La situation est en effet critique à bien des égards : les travailleurs et travailleuses pauvres dans de nombreux pays européens dépensent parfois plus d’un tiers de leurs revenus en loyer, ou ne parviennent plus à chauffer leur logement, regardent les inégalités se creuser tandis que leurs salaires et conditions de travail se dégradent. Les plans de réindustrialisation et de décarbonation ne remplissent pas les promesses de création d’emplois qualifiés. Cela vient alimenter le sentiment de défiance déjà fort envers les institutions européennes, et les votes vers des partis anti-européens, notamment d’extrême-droite.

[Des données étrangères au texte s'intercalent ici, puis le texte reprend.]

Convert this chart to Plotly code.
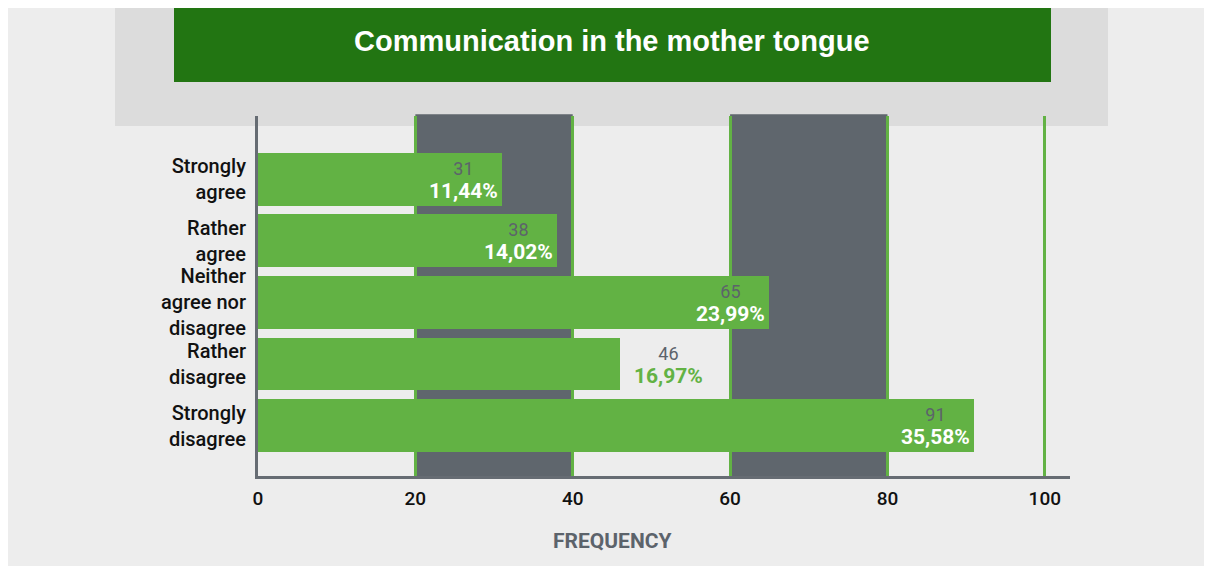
import plotly.graph_objects as go

categories = ["Strongly<br>agree", "Rather<br>agree", "Neither<br>agree nor<br>disagree", "Rather<br>disagree", "Strongly<br>disagree"]
counts = [31, 38, 65, 46, 91]
percents = ["11,44%", "14,02%", "23,99%", "16,97%", "35,58%"]
label_outside = [False, False, False, True, False]
x_ticks = [0, 20, 40, 60, 80, 100]
bands = [(20, 40), (60, 80)]
title = "Communication in the mother tongue"
x_title = "FREQUENCY"

# page has an 8px body margin: figure coords = screen coords - 8
OFF = 8
W, H = 1212 - OFF, 566 - OFF
L, R, T, B = 258 - OFF, 1070 - OFF, 116 - OFF, 476 - OFF
GREEN = "#62b244"
GREY_TXT = "#5c636b"
BAND = "#5f666d"

def px_x(p):  # p in screen px
    return (p - OFF - L) / (R - L)

def px_y(p):
    return (B - (p - OFF)) / (B - T)

ypos = list(range(len(categories)))

fig = go.Figure()
fig.add_trace(go.Bar(
    x=counts, y=ypos, orientation="h", width=0.86,
    marker=dict(color=GREEN, line=dict(width=0)),
    hoverinfo="skip",
))

shapes = []
# header band
shapes.append(dict(type="rect", xref="paper", yref="paper", layer="below",
                   x0=px_x(115), x1=px_x(1108), y0=px_y(126), y1=px_y(0),
                   fillcolor="#dcdcdc", line=dict(width=0)))
# green title box
shapes.append(dict(type="rect", xref="paper", yref="paper", layer="below",
                   x0=px_x(174), x1=px_x(1051), y0=px_y(82), y1=px_y(0),
                   fillcolor="#227512", line=dict(width=0)))
# dark bands
for a, b in bands:
    shapes.append(dict(type="rect", xref="x", yref="paper", layer="below",
                       x0=a, x1=b, y0=0, y1=1.005,
                       fillcolor=BAND, line=dict(width=0)))

annotations = [dict(text="<b>" + title + "</b>", xref="paper", yref="paper",
                    x=px_x(612), y=px_y(41), xanchor="center", yanchor="middle",
                    showarrow=False,
                    font=dict(family="Liberation Sans, Arial", size=29, color="white")),
               dict(text="<b>" + x_title + "</b>", xref="paper", yref="paper",
                    x=px_x(612), y=px_y(541), xanchor="center", yanchor="middle",
                    showarrow=False,
                    font=dict(family="Roboto", size=21, color=GREY_TXT))]

for i, (c, p, out) in enumerate(zip(counts, percents, label_outside)):
    txt = (f"<span style='color:{GREY_TXT}'>{c}</span><br>"
           f"<span style='font-size:21px'><b>{p}</b></span>")
    if out:
        annotations.append(dict(text=txt, x=c, y=i, xref="x", yref="y",
                                xanchor="left", yanchor="middle", xshift=12, yshift=-1,
                                showarrow=False, align="center",
                                font=dict(family="Roboto", size=18, color=GREEN)))
    else:
        annotations.append(dict(text=txt, x=c, y=i, xref="x", yref="y",
                                xanchor="right", yanchor="middle", xshift=-2, yshift=-1,
                                showarrow=False, align="center",
                                font=dict(family="Roboto", size=18, color="white")))

fig.update_layout(
    width=W, height=H,
    margin=dict(l=L, r=W - R, t=T, b=H - B, pad=0),
    paper_bgcolor="#ededed",
    plot_bgcolor="rgba(0,0,0,0)",
    showlegend=False,
    shapes=shapes,
    annotations=annotations,
    bargap=0,
    xaxis=dict(range=[0, 103.2], tickvals=x_ticks, ticktext=[str(t) for t in x_ticks],
               showgrid=True, gridcolor=GREEN, gridwidth=3, zeroline=False,
               showline=True, linecolor="#666c73", linewidth=3,
               ticks="", ticklabelstandoff=3,
               tickfont=dict(family="Roboto", size=19, color="#111111", weight=500),
               fixedrange=True),
    yaxis=dict(range=[4.82, -1.03], tickvals=ypos, ticktext=categories,
               showgrid=False, zeroline=False,
               showline=True, linecolor="#666c73", linewidth=3,
               ticks="", ticklabelstandoff=5,
               tickfont=dict(family="Roboto", size=20, color="#111111", weight=500),
               fixedrange=True),
)

fig.write_html("out.html")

Forum social de Porto : des annonces encourageantes en attente de mesures législatives
Après la déclaration de La Hulpe en 2024, qui avait été adoptée par toutes les parties — sauf les représentants patronaux de Business Europe — les attentes étaient fortes et se sont exprimées lors du Forum social de Porto fin septembre. Cet évènement avait vocation à élaborer un nouveau plan d’action pour le socle européen des droits sociaux, mais également à contribuer à la future feuille de route pour des emplois de qualité. Malgré les annonces encourageantes sur la réduction de la pauvreté notamment, les changements significatifs ne pourront avoir lieux qu’avec une volonté politique forte portant de nouvelles mesures législatives. Sans cela, ni la planification écologique pour une transition juste, ni l’encadrement de l’intelligence artificielle au service des humains, ni le renforcement des services publics ne seront possible. La dérégulation viendra renforcer la dilution des responsabilités dans des chaines de sous-traitance toujours plus longues.
Les questions sociales ne sont pas très populaires, dans une Commission ne comportant que quatre socialistes, et alors que les équilibres au Conseil et au Parlement européen se sont déplacés vers des positions plus conservatrices. La tendance n’est pas à de nouvelles règles et contraintes sur les Etats et les entreprises, malgré l’accroissement des inégalités. Alors que la présidente de la Commission a fait face à nouveau à deux motions de censure, lors de la dernière plénière du Parlement européen, et que certains eurodéputé·es de sa propre coalition n’hésitent pas à voter ces motions, voire à envisager de déposer la leur, il n’est pas aisé de donner des gages à l’ensemble des partenaires. Il est cependant plus que temps que l’Europe tienne sa promesse d’améliorer le quotidien des gens, au risque que ce modèle européen ne perde complètement sa raison d’être.